There were the all-American good guys, who -- thanks to my family -- each got their own vocal critique. “He’s too nervous.” “Not right for you.” "But do you have the same values?"
We’d seen enough divorce in our family to know that pair-bonding is risky business – especially for people with strong personalities. My father loved to tell me, “You have to kiss A LOT of frogs before you meet your prince" -- and I dutifully followed his advice. When I moved to San Francisco, I even found myself dating men I’d already dated – second guessing the reasons I’d given them up before.
How, I wondered, would I ever know when I’d found the one?
And then, just weeks after inventing my tennis mantra, I met Steve.
We were nothing like each other. And a lot like each other. He’s Dudley Do Right. I wore only black for most of my 20s. He got me to do things I’d never take time to do – go on hikes, listen for the genius in Schubert’s The Trout, make my living room more feng shui.

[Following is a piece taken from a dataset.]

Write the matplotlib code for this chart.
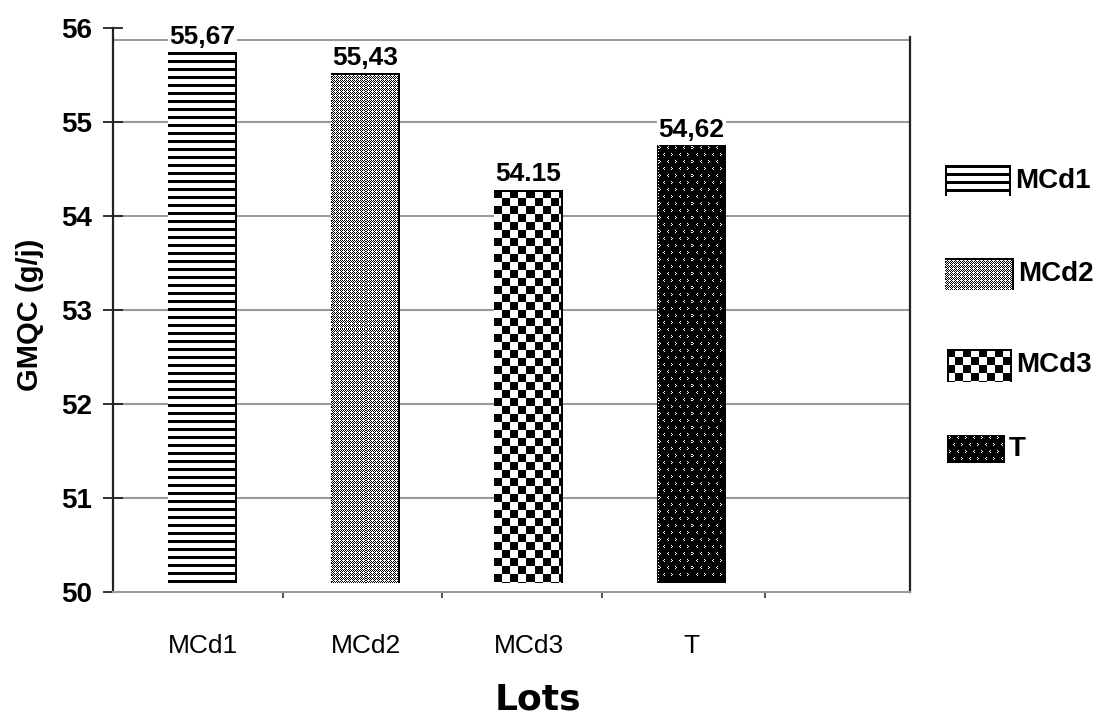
"""Bar chart of GMQC (g/j) by lot, with textured (pattern) fills like the original figure."""
import matplotlib
matplotlib.use("Agg")
import matplotlib.pyplot as plt
import numpy as np

# --- data -------------------------------------------------------------------
lots = ["MCd1", "MCd2", "MCd3", "T"]
bar_tops = [55.745, 55.52, 54.28, 54.755]       # bar heights as drawn
value_labels = ["55,67", "55,43", "54.15", "54,62"]  # printed values
bar_base = 50.1
textures = ["stripes", "diamond", "checker", "chevron"]

y_ticks = [50, 51, 52, 53, 54, 55, 56]
x_minor = [0.49, 1.47, 2.45, 3.45]

FIG_W, FIG_H = 1100, 718
NARROW = ["Liberation Sans Narrow", "Liberation Sans", "DejaVu Sans"]
BOLD = ["Liberation Sans", "DejaVu Sans"]


def texture(kind, ny, nx, edges=True):
    """Pixel texture, 1 = white, 0 = black."""
    ny, nx = max(int(ny), 2), max(int(nx), 2)
    yy, xx = np.mgrid[0:ny, 0:nx]
    if kind == "stripes":
        img = (yy % 8 >= 3).astype(float)
        img[:, -2:] = 0
        if not edges:
            img[:, :2] = 0
    elif kind == "diamond":
        img = np.ones((ny, nx))
        img[((xx + yy) % 4 == 0) | ((xx - yy) % 4 == 0)] = 0
        img[(xx % 4 == 2) & (yy % 4 == 0)] = 0
        img[:2, :] = 0
        img[:, -2:] = 0
        img[::3, 0] = 0
    elif kind == "checker":
        img = ((xx // 8 + yy // 8) % 2).astype(float)
        img[:2, :] = 0
        img[:, -2:] = 0
        if not edges:
            img[:, :2] = 0
    else:  # black with little white chevrons
        img = np.zeros((ny, nx))
        lt = np.array([[0, 1], [1, 0], [0, 1]])
        gt = np.array([[1, 0], [0, 1], [1, 0]])
        for r in range(1, ny - 3, 7):
            shift = 4 if (r // 7) % 2 else 0
            for c in range(2 + shift, nx - 2, 8):
                glyph = lt if ((c // 8) + (r // 7)) % 2 else gt
                img[r:r + 3, c:c + 2] = np.maximum(img[r:r + 3, c:c + 2], glyph)
        if edges:
            img[::3, 1] = 1
    return img


fig = plt.figure(figsize=(FIG_W / 100, FIG_H / 100), dpi=100)
ax_left, ax_right, ax_top, ax_bot = 113, 910, 28, 592
ax = fig.add_axes([ax_left / FIG_W, 1 - ax_bot / FIG_H,
                   (ax_right - ax_left) / FIG_W, (ax_bot - ax_top) / FIG_H])

xlim = (-0.55, 4.34)
ylim = (50, 56)
px_x = (ax_right - ax_left) / (xlim[1] - xlim[0])
px_y = (ax_bot - ax_top) / (ylim[1] - ylim[0])

x = np.arange(len(lots))
heights = [t - bar_base for t in bar_tops]
bars = ax.bar(x, heights, 0.42, bottom=bar_base, facecolor="none",
              linewidth=0, zorder=3)

for bar, kind in zip(bars, textures):
    x0, y0 = bar.get_x(), bar.get_y()
    w, h = bar.get_width(), bar.get_height()
    img = texture(kind, round(h * px_y), round(w * px_x))
    ax.imshow(img, extent=(x0, x0 + w, y0, y0 + h), origin="upper",
              cmap="gray", vmin=0, vmax=1, interpolation="nearest",
              aspect="auto", zorder=3)

for xi, top, lab in zip(x, bar_tops, value_labels):
    ax.annotate(lab, (xi, top), xytext=(0, 6), textcoords="offset points",
                ha="center", va="baseline", fontsize=19, fontweight="bold",
                family=BOLD, zorder=5,
                bbox=dict(facecolor="white", edgecolor="none", pad=1))

ax.set_xlim(*xlim)
ax.set_ylim(*ylim)

# gridlines + frame (top line sits a bit below 56, like the original)
for yv in y_ticks[1:-1]:
    ax.axhline(yv, color="#9a9a9a", linewidth=1.5, zorder=1)
ax.axhline(55.87, color="#9a9a9a", linewidth=1.5, zorder=1)
ax.spines["top"].set_visible(False)
ax.spines["right"].set_bounds(50, 55.9)
ax.spines["right"].set_color("#222222")
ax.spines["right"].set_linewidth(1.6)
ax.spines["left"].set_color("#222222")
ax.spines["left"].set_linewidth(1.6)
ax.spines["bottom"].set_color("#9a9a9a")
ax.spines["bottom"].set_linewidth(1.5)

ax.set_yticks(y_ticks)
ax.set_yticklabels([str(v) for v in y_ticks], fontsize=20, fontweight="bold",
                   family=BOLD)
ax.tick_params(axis="y", direction="inout", length=14, width=1.3, pad=8,
               color="#222222")

ax.set_xticks(x)
ax.set_xticklabels(lots, fontsize=19, family=NARROW)
ax.set_xticks(x_minor, minor=True)
ax.tick_params(axis="x", which="major", length=0, pad=30)
ax.tick_params(axis="x", which="minor", direction="out", length=4, width=1.3,
               color="#444444")

fig.text(30 / FIG_W, 1 - 315 / FIG_H, "GMQC (g/j)", rotation=90,
         ha="center", va="center", fontsize=21, fontweight="bold", family=BOLD)
fig.text(538 / FIG_W, 0.012, "Lots", ha="center", va="baseline",
         fontsize=26, fontweight="bold", family=["DejaVu Sans"])

# legend, drawn in figure-pixel space
lg = fig.add_axes([0, 0, 1, 1], facecolor="none")
legend_boxes = [(945, 1011, 165, 196), (945, 1014, 258, 290),
                (947, 1012, 349, 382), (947, 1005, 435, 463)]
for (lx0, lx1, ly0, ly1), kind, name in zip(legend_boxes, textures, lots):
    img = texture(kind, ly1 - ly0, lx1 - lx0, edges=False)
    lg.imshow(img, extent=(lx0, lx1, ly1, ly0), origin="upper", cmap="gray",
              vmin=0, vmax=1, interpolation="nearest", aspect="auto")
    lg.text(lx1 + 4, (ly0 + ly1) / 2, name, ha="left", va="center",
            fontsize=20, fontweight="bold", family=BOLD)
lg.set_xlim(0, FIG_W)
lg.set_ylim(FIG_H, 0)
lg.axis("off")

fig.savefig("out.png", dpi=100)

I told him what I was proudest of in my life–and least. He did the same. We disclosed so much in all the fine print that even the SEC would have been proud. We debated. A lot.
Then one winter day, we stood on the blustery beach under the Golden Gate bridge. We’d been arguing – but we stopped and made up. I looked in Steve’s eyes and saw something I’d never seen before. A man who wanted to be understood by me – as much as I wanted to be understood by him. He had had absorbed the good, the bad and the ugly about me (including my extreme enthusiasm for gender fairness). He was a peer, a companion, who’s hand I would be happy to hold forever.
For the last eight years, I’ve spoken at Stanford’s business school about the book I coauthored, Getting to 50/50. Almost every year, I get a question that goes something like: “Well, I understand you found this one guy who’d do the equal thing. But were there others?”
The answer, of course, is yes. Almost all the guys I dated had it in them to do “the equal thing” – and many of them are now wonderful spouses, supporting the careers of women they love. When women believe in their own equality – and talk about it – it opens up a conversation that changes everything.
Speaking to the same class, Steve was asked why he did 50/50.
“It’s really great for guys on lots of levels ,” Steve explained. “Men will do these things when women they love say it’s important.”